RHINEBECK - Through history, herbs have played an important role in human life, whether in matters of the heart, health, economics, or superstition.

Today, a variety herbs can be found in most kitchens, used by professional and amateur chefs to enhance the flavor of nearly everything edible.

At the Dutchess County Fair on Thursday, visitors to the Harvest Demonstration Kitchen got a lesson in working with herbs from Joan Madonna, the indoor greenhouse manager at Adams Fairacre Farms in Poughkeepsie.

It was one of a variety of cooking demonstrations offered daily in the seven-day fair's special kitchen.

An herbalist, Madonna showed visitors how to make a simple herb butter by mixing finely chopped fresh chives into softened unsalted butter.

A flavored vinegar, she said, can easily be made by filling a jar with a favorite herb, adding white vinegar and allowing it to sit for two weeks, turning the jar daily.

An herbal decongestant can be made by placing a mixture of horseradish, garlic, onion, and ginger in a jar that is then filled with apple cider vinegar.

"It provides temporary relief if you're congested, or, if you're very, very cold, a little of this will warm you right up," Madonna said.

Jane Hughes of New Hampton said she and her husband, Doug, attended the demonstration to get new ideas for using herbs.

"I cook with herbs, or at least I try to," she said. "I hope to pick up some pointers. I just don't know if I'll remember them when I get home."

Della Marintsch of Rifton was surprised to discover that another herb, Stevia, described by Madonna as a "natural sweetener," really was sweet.

"It's surprising," she said. "It tastes like sugar."

Among the roughly three dozen people in the audience for Madonna's demonstration was Paul Varco, the meat manager at Adams Fairacre Farms.

Varco was giving a demonstration later in the day on selecting and carving various types of meats, including the traditional Thanksgiving turkey.

He said it's a task performed by millions of people each year, but most carve a turkey improperly.

"Most people slice it right off the breast with the grain," he said. Slicing it in that manner, he said, creates slices that have long fibers, and the meat is tougher.
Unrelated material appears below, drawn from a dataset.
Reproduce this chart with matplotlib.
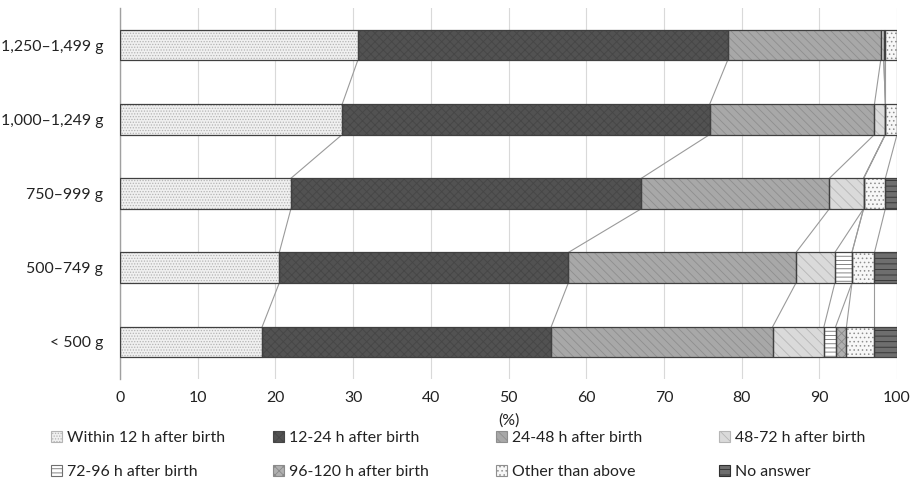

It's better, he said, to remove the turkey breast from the bone, then slice against the grain.

Cooking demonstrations are offered throughout the day, at 11 a.m., 1:30 p.m., 4 p.m. and 6 p.m., in the Harvest Demonstration Kitchen in the Arts and Crafts Building.

Jack Ford, responsible for lining up the demonstrations, said he designs the programs to "celebrate the bounty of the Hudson Valley."

"It's a celebration of regional foods, cooking and chefs," he said.

The Dutchess County Fair will be open from 10 a.m. to 10 p.m. through Sunday. Admission to the fair is $12 per person. Children under 12 are admitted free.